Далее, так как само «единое» употребляется в различных значениях, так же как и «сущее», следует рассмотреть, в каком смысле они говорят, что все есть единое. Единым называют и непрерывное, и неделимое, и вещи, у которых определение и суть бытия одно и то же, например хмельной напиток и вино. И вот, если единое непрерывно, оно будет многим, так как непрерывное делимо до бесконечности. (Возникает сомнение относительно части и целого — может быть, по отношению к настоящему рассуждению, а само себе, — будут ли часть и целое единым или многим и в каком отношении единым или многим, и если многим, в каком отношении многим; то же и относительно частей, не связанных непрерывно; и далее, будет ли каждая часть, как неделимая, образовывать с целым единое так же, как части сами с собой?) Но если [брать единое] как неделимое, оно не будет ни количеством, ни качеством и сущее не будет ни бесконечным, как утверждает Мелисс, ни конечным, как говорит Парменид, ибо неделима граница, а не ограниченное. Если же все существующее едино по определению, как, например, верхняя одежда и плащ, то выходит, что они повторяют слова Гераклита: одно и то же будет «быть добрым» и «быть злым», добрым и не добрым, следовательно, одно и то же и доброе и не доброе, и человек и лошадь, и речь у них будет не о том, что все существующее едино, а ни о чем — быть такого-то качества и быть в таком-то количестве окажутся одним и тем же.
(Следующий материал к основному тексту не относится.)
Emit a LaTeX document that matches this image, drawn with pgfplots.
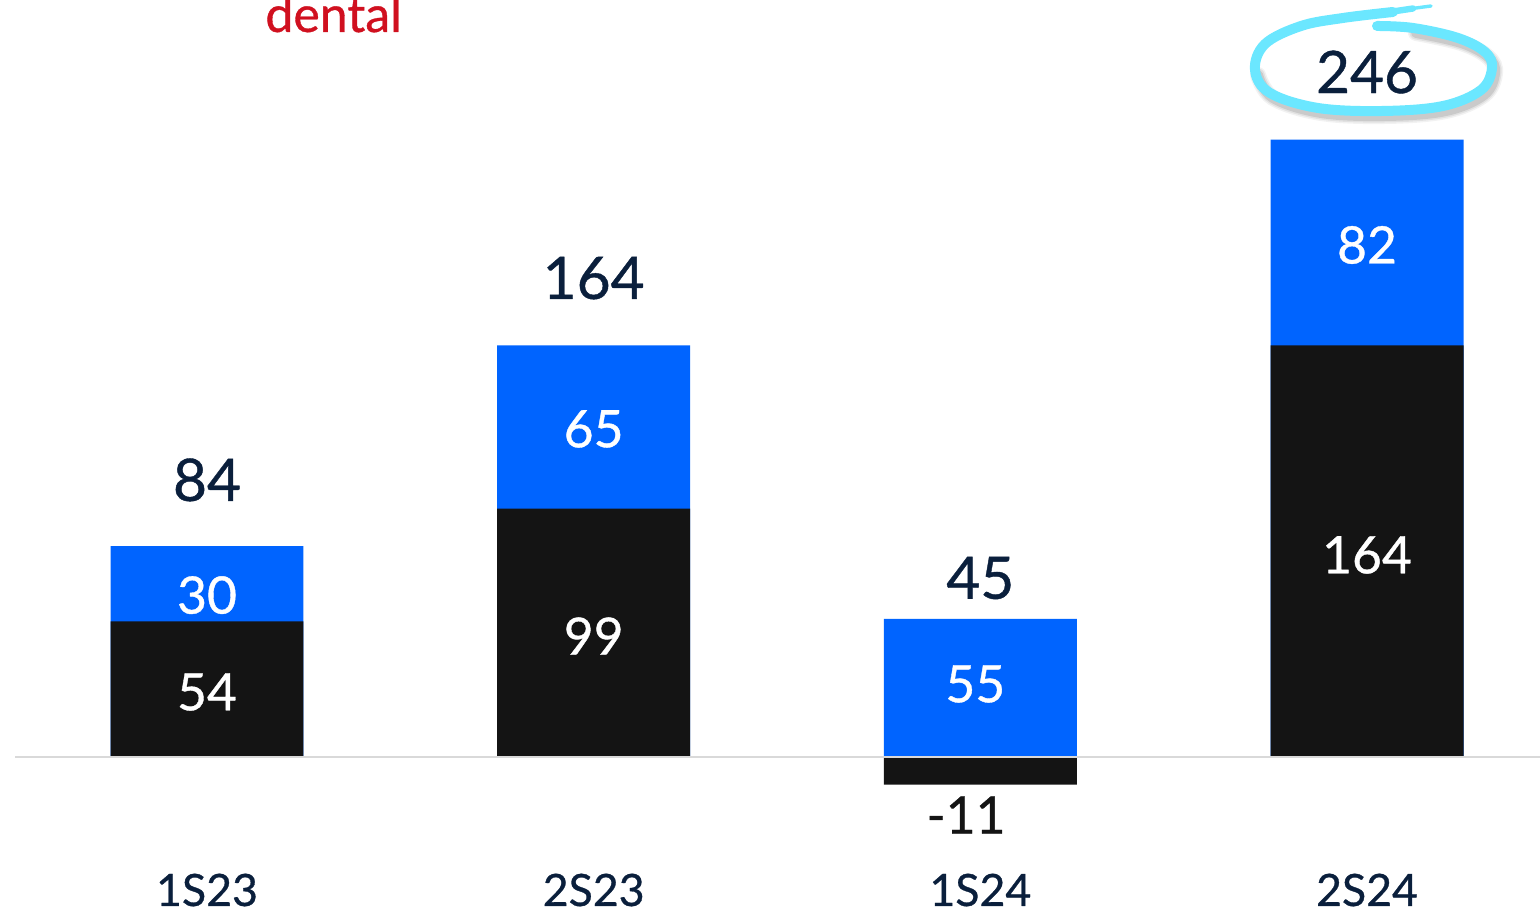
\documentclass[border=0pt]{standalone}
\usepackage{pgfplots}
\pgfplotsset{compat=1.18}
\usepackage{fontspec}
\setmainfont{Lato}[FakeBold=0.7]
\definecolor{barblue}{HTML}{0064FF}
\definecolor{barblack}{HTML}{141414}
\definecolor{navy}{HTML}{0A1F3C}
\definecolor{cyanring}{HTML}{6BE7FF}
\definecolor{dentalred}{HTML}{D0101F}
\definecolor{baseline}{HTML}{D9D9D9}
\newcommand{\tot}{\fontsize{29.3}{32}\selectfont}
\newcommand{\inn}{\fontsize{25.8}{28}\selectfont}
\begin{document}
\begin{tikzpicture}
\begin{axis}[at={(0,0)}, anchor=south west, scale only axis,
  width=762.5pt, height=456.5pt,
  xmin=-0.4966, xmax=3.4474, ymin=-62.15, ymax=301.6,
  axis line style={draw=none}, major tick length=0pt, ytick=\empty,
  xtick={0,1,2,3}, xticklabels={1S23,2S23,1S24,2S24},
  xticklabel style={anchor=base, inner sep=0pt, yshift=3.5pt, font=\fontsize{22.3}{26}\selectfont, text=navy},
  clip=false]
\addplot[ybar, bar width=0.499, bar shift=0pt, fill=barblue, draw=none] coordinates {(0,84) (1,164) (2,55) (3,246)};
\addplot[ybar, bar width=0.499, bar shift=0pt, fill=barblack, draw=none] coordinates {(0,54) (1,99) (2,-11) (3,164)};
\draw[color=baseline, line width=1pt] (axis cs:-0.4966,0) -- (axis cs:3.4474,0);
% totals
\node[text=navy, font=\tot] at (axis cs:0,110.4) {84};
\node[text=navy, font=\tot] at (axis cs:1,190.8) {164};
\node[text=navy, font=\tot] at (axis cs:2,71.3) {45};
\node[text=navy, font=\tot] at (axis cs:3,272.9) {246};
% segment labels
\node[text=white, font=\inn] at (axis cs:0,64.5) {30};
\node[text=white, font=\inn] at (axis cs:0,25.9) {54};
\node[text=white, font=\inn] at (axis cs:1,130.7) {65};
\node[text=white, font=\inn] at (axis cs:1,48.2) {99};
\node[text=white, font=\inn] at (axis cs:1.987,29.1) {55};
\node[text=barblack, font=\inn] at (axis cs:1.963,-23.1) {-11};
\node[text=white, font=\inn] at (axis cs:3,204.0) {82};
\node[text=white, font=\inn] at (axis cs:3,80.5) {164};
\end{axis}
% hand-drawn ring
\begin{scope}[shift={(679pt,422.5pt)}, x=0.5pt, y=-0.5pt]
\foreach \w/\o in {8pt/0.05, 6.5pt/0.07, 5pt/0.1} {
\draw[black, opacity=\o, line width=\w, line cap=round, shift={(3,5)}] plot[smooth, tension=0.6] coordinates {
 (40,-40) (85,-30) (112,-16) (119,0) (108,22) (70,38) (10,43) (-55,40) (-103,25) (-118,2)};
}
\draw[cyanring, line width=5pt, line cap=round] plot[smooth, tension=0.6] coordinates {
 (4,-42) (40,-40) (85,-30) (112,-16) (119,0) (108,22) (70,38) (10,43) (-55,40) (-103,25) (-118,2) (-108,-24) (-72,-42) (-30,-50) (20,-56)};
\draw[cyanring, line width=3.2pt, line cap=round] (18,-56.2) -- (40,-59.5);
\draw[cyanring, line width=1.7pt, line cap=round] (38,-59.3) -- (58,-62);
\end{scope}
\node[anchor=base west, inner sep=0pt, text=dentalred, font=\fontsize{25}{28}\selectfont] at (125pt,440.5pt) {dental};
\pgfresetboundingbox
\path[use as bounding box] (-7.5pt,0pt) rectangle (762.5pt,456.5pt);
\end{tikzpicture}
\end{document}
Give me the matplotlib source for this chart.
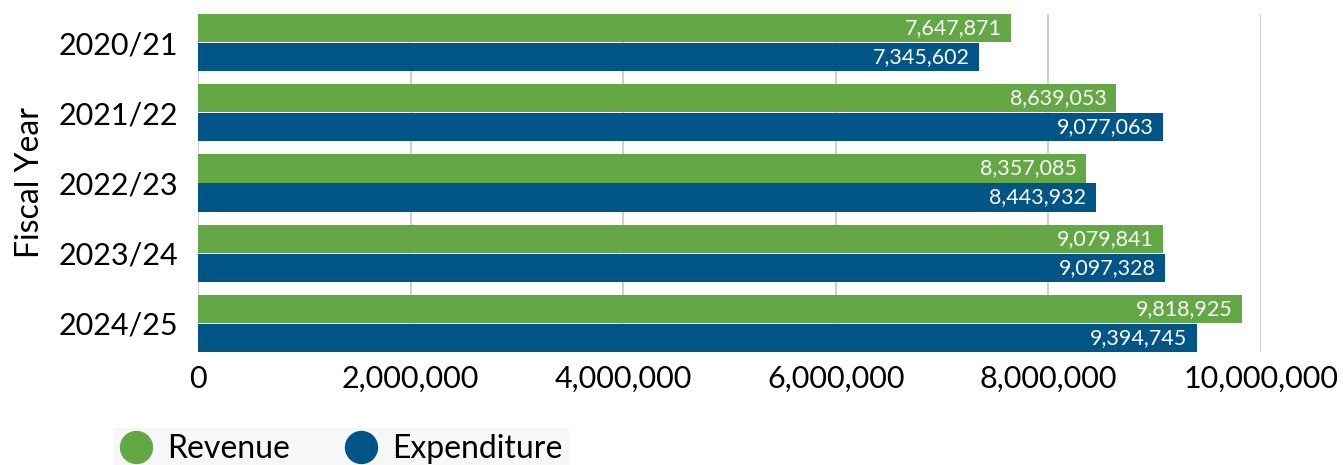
import numpy as np
import matplotlib.pyplot as plt
from matplotlib.lines import Line2D
from matplotlib.ticker import FuncFormatter

plt.rcParams['font.family'] = ['Lato', 'DejaVu Sans']

years = ['2020/21', '2021/22', '2022/23', '2023/24', '2024/25']
revenue = [7647871, 8639053, 8357085, 9079841, 9818925]
expenditure = [7345602, 9077063, 8443932, 9097328, 9394745]

green = '#63a845'
blue = '#005587'

fig = plt.figure(figsize=(13.43, 4.65), dpi=100)
ax = fig.add_axes([198 / 1343, 1 - 352 / 465, (1261 - 198) / 1343, (352 - 14) / 465])

y = np.arange(len(years))
h = 0.4
b1 = ax.barh(y - 0.207, revenue, height=h, color=green)
b2 = ax.barh(y + 0.207, expenditure, height=h, color=blue)

# value labels inside the bar ends
for bars in (b1, b2):
    for bar in bars:
        w = bar.get_width()
        ax.text(w - 90000, bar.get_y() + bar.get_height() / 2, f'{w:,.0f}',
                ha='right', va='center', color='white', fontsize=15.5)

ax.set_ylim(len(years) - 1 + 0.41, -0.41)
ax.set_xlim(0, 10000000)
ax.set_yticks(y)
ax.set_yticklabels(years, fontsize=22)
ax.set_xticks(np.arange(0, 10000001, 2000000))
ax.xaxis.set_major_formatter(FuncFormatter(lambda v, p: f'{v:,.0f}'))
ax.tick_params(axis='x', labelsize=22, length=0, pad=9)
ax.tick_params(axis='y', length=0, pad=14)
ax.grid(axis='x', color='#cccccc', linewidth=1.3)
ax.set_axisbelow(True)
for s in ax.spines.values():
    s.set_visible(False)
ax.set_ylabel('Fiscal Year', fontsize=23, labelpad=10)

handles = [Line2D([], [], marker='o', linestyle='none', markersize=23, color=green),
           Line2D([], [], marker='o', linestyle='none', markersize=23, color=blue)]
leg = fig.legend(handles, ['Revenue', 'Expenditure'], loc='lower left',
                 bbox_to_anchor=(114 / 1343, -0.012), ncol=2, fontsize=23,
                 frameon=True, handlelength=1.0, handletextpad=0.45,
                 columnspacing=1.75, borderpad=0.2, borderaxespad=0,
                 fancybox=False)
leg.get_frame().set_facecolor('#f6f6f6')
leg.get_frame().set_edgecolor('none')

fig.savefig('out.png', dpi=100)
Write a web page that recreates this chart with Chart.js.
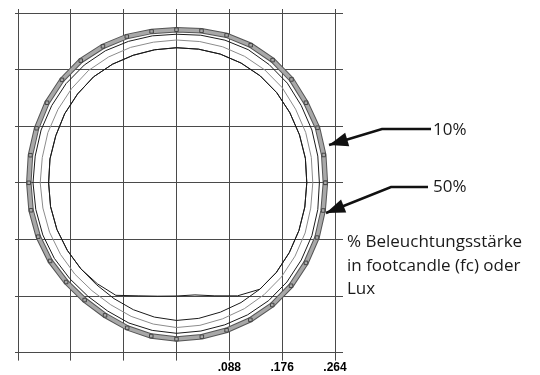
<!DOCTYPE html>
<html><head><meta charset="utf-8">
<script src="https://cdn.jsdelivr.net/npm/chart.js@4/dist/chart.umd.min.js"></script>
<style>html,body{margin:0;padding:0;background:#fff;}canvas{display:block;}</style>
</head><body>
<canvas id="c" width="540" height="375"></canvas>
<script>
// axis ticks (same unit on both axes)
const xTicks = [-0.264, -0.176, -0.088, 0, 0.088, 0.176, 0.264];
const yTicks = [-0.264, -0.176, -0.088, 0, 0.088, 0.176, 0.264];
const xTickLabels = ['', '', '', '', '.088', '.176', '.264'];

// contour directions (degrees, counter-clockwise from the right)
const angles = [0,10,20,30,40,50,60,70,80,90,100,110,120,130,140,150,160,170,
                180,190,200,210,220,230,240,250,260,270,280,290,300,310,320,330,340,350];

// radius of each isolux contour at each direction (axis units)
const rOuter10 = [.248,.249,.250,.249,.250,.249,.247,.244,.240,.238,.239,.242,.245,.248,.249,.249,.248,.247,
                  .246,.246,.245,.243,.240,.238,.238,.240,.242,.243,.243,.244,.246,.248,.249,.249,.249,.248];
const rRing2 = [.238,.239,.240,.240,.241,.240,.239,.236,.233,.231,.232,.234,.237,.239,.240,.240,.240,.239,
                .239,.238,.237,.235,.232,.230,.230,.232,.233,.234,.234,.235,.237,.239,.240,.240,.240,.239];
const rRing3 = [.227,.228,.229,.229,.230,.229,.227,.225,.223,.222,.222,.224,.226,.228,.228,.228,.228,.227,
                .227,.226,.225,.223,.221,.219,.219,.221,.223,.225,.225,.225,.226,.227,.228,.228,.228,.227];
const rRing4 = [.217,.218,.218,.218,.218,.217,.215,.213,.211,.210,.210,.211,.213,.215,.215,.215,.214,.214,
                .213,.213,.212,.210,.208,.207,.208,.210,.212,.214,.214,.214,.215,.216,.217,.217,.217,.217];
const rInner50 = [.217,.218,.218,.218,.218,.217,.215,.213,.211,.210,.210,.211,.213,.215,.215,.215,.214,.214,
                  .213,.213,.212,.210,.208,.205,.202,.187,.179,.176,.177,.187,.203,.216,.217,.217,.217,.217];

function ring(radii) {
  const pts = angles.map((a, i) => ({
    x: radii[i] * Math.cos(a * Math.PI / 180),
    y: radii[i] * Math.sin(a * Math.PI / 180)
  }));
  pts.push(pts[0]);
  return pts;
}

const GRID = '#4a4a4a';

const annotations = {
  id: 'annotations',
  afterDraw(chart) {
    const ctx = chart.ctx;
    ctx.save();
    ctx.fillStyle = '#1a1a1a';
    ctx.strokeStyle = '#111';
    ctx.font = '17px "Open Sans", "Noto Sans", sans-serif';
    ctx.textBaseline = 'alphabetic';
    ctx.textAlign = 'left';
    ctx.fillText('10%', 433, 135);
    ctx.fillText('50%', 433, 192);
    ctx.fillText('% Beleuchtungsstärke', 347, 247);
    ctx.fillText('in footcandle (fc) oder', 347, 271);
    ctx.fillText('Lux', 347, 294);

    function arrow(pts) {
      ctx.lineWidth = 2.5;
      ctx.beginPath();
      ctx.moveTo(pts[0][0], pts[0][1]);
      for (let i = 1; i < pts.length; i++) ctx.lineTo(pts[i][0], pts[i][1]);
      ctx.stroke();
      const [bx, by] = pts[pts.length - 2];
      const [tx, ty] = pts[pts.length - 1];
      const ang = Math.atan2(ty - by, tx - bx);
      const L = 19, W = 7;
      ctx.beginPath();
      ctx.moveTo(tx, ty);
      ctx.lineTo(tx - L * Math.cos(ang) + W * Math.sin(ang), ty - L * Math.sin(ang) - W * Math.cos(ang));
      ctx.lineTo(tx - L * Math.cos(ang) - W * Math.sin(ang), ty - L * Math.sin(ang) + W * Math.cos(ang));
      ctx.closePath();
      ctx.fillStyle = '#111';
      ctx.fill();
    }
    arrow([[431, 129], [382, 129], [329, 145]]);
    arrow([[428, 187], [391, 187], [326, 213]]);
    ctx.restore();
  }
};

const setTicks = (list) => (scale) => { scale.ticks = list.map(v => ({ value: v })); };

new Chart(document.getElementById('c'), {
  type: 'scatter',
  data: {
    datasets: [
      { label: 'inner', data: ring(rInner50), showLine: true, borderColor: '#1a1a1a', borderWidth: 1, pointRadius: 0, order: 0 },
      { label: 'ring4', data: ring(rRing4), showLine: true, borderColor: '#1a1a1a', borderWidth: 1, pointRadius: 0, order: 0 },
      { label: 'ring3', data: ring(rRing3), showLine: true, borderColor: '#8c8c8c', borderWidth: 1, pointRadius: 0, order: 0 },
      { label: 'ring2', data: ring(rRing2), showLine: true, borderColor: '#1a1a1a', borderWidth: 1, pointRadius: 0, order: 0 },
      { label: '10% band', data: ring(rOuter10), showLine: true, borderColor: '#a8a8a8', borderWidth: 3.5,
        pointStyle: 'rect', pointRadius: 2.5, pointBackgroundColor: '#a8a8a8', pointBorderColor: '#444', pointBorderWidth: 1, order: 1 },
      { label: '10% band edge', data: ring(rOuter10), showLine: true, borderColor: '#555', borderWidth: 5.5, pointRadius: 0, order: 2 }
    ]
  },
  options: {
    responsive: false,
    animation: false,
    devicePixelRatio: 1,
    layout: { padding: { left: 15, right: 197, top: 9, bottom: 0 } },
    plugins: { legend: { display: false }, tooltip: { enabled: false } },
    elements: { line: { tension: 0 } },
    scales: {
      x: {
        type: 'linear', position: 'bottom', min: -0.264, max: 0.264,
        afterBuildTicks: setTicks(xTicks),
        grid: { color: GRID, tickColor: GRID, tickLength: 8, lineWidth: 1 },
        border: { color: GRID },
        ticks: { color: '#000', padding: 0, maxRotation: 0, autoSkip: false,
                 font: { family: '"Liberation Sans", Arial, sans-serif', size: 12, weight: 'bold' },
                 callback: (v, i) => xTickLabels[i] }
      },
      x2: {
        type: 'linear', position: 'top', min: -0.264, max: 0.264,
        afterBuildTicks: setTicks(xTicks),
        grid: { drawOnChartArea: false, color: GRID, tickLength: 4 },
        border: { color: GRID },
        ticks: { display: false }
      },
      y: {
        type: 'linear', position: 'left', min: -0.264, max: 0.264,
        afterBuildTicks: setTicks(yTicks),
        grid: { color: GRID, tickColor: GRID, tickLength: 3 },
        border: { color: GRID },
        ticks: { display: false }
      },
      y2: {
        type: 'linear', position: 'right', min: -0.264, max: 0.264,
        afterBuildTicks: setTicks(yTicks),
        grid: { drawOnChartArea: false, color: GRID, tickLength: 8 },
        border: { color: GRID },
        ticks: { display: false }
      }
    }
  },
  plugins: [annotations]
});
</script>
</body></html>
Беспокоились и позднейшие философы, как бы не оказалось у них одно и то же единым и многим. Поэтому одни, как Ликофрон, опускали слово «есть», другие же перестраивали обороты речи — например, этот человек не «есть бледный», а «побледнел», не «есть ходящий», а «ходит», — чтобы путем прибавления [слова] «есть» не сделать единое многим, как будто [термины] «единое» и «многое» употребляются только в одном смысле. Между тем существующее есть многое или по определению (например, одно дело быть бледным, другое — быть образованным, а один и тот же предмет бывает и тем и другим, следовательно, единое оказывается многим), или вследствие разделения, как, например, целое и части. И тут они уже зашли в тупик и стали соглашаться, что единое есть многое, как будто недопустимо, чтобы одно и то же было и единым и многим — конечно, не в смысле противоположностей: ведь единое существует и в возможности и в действительности.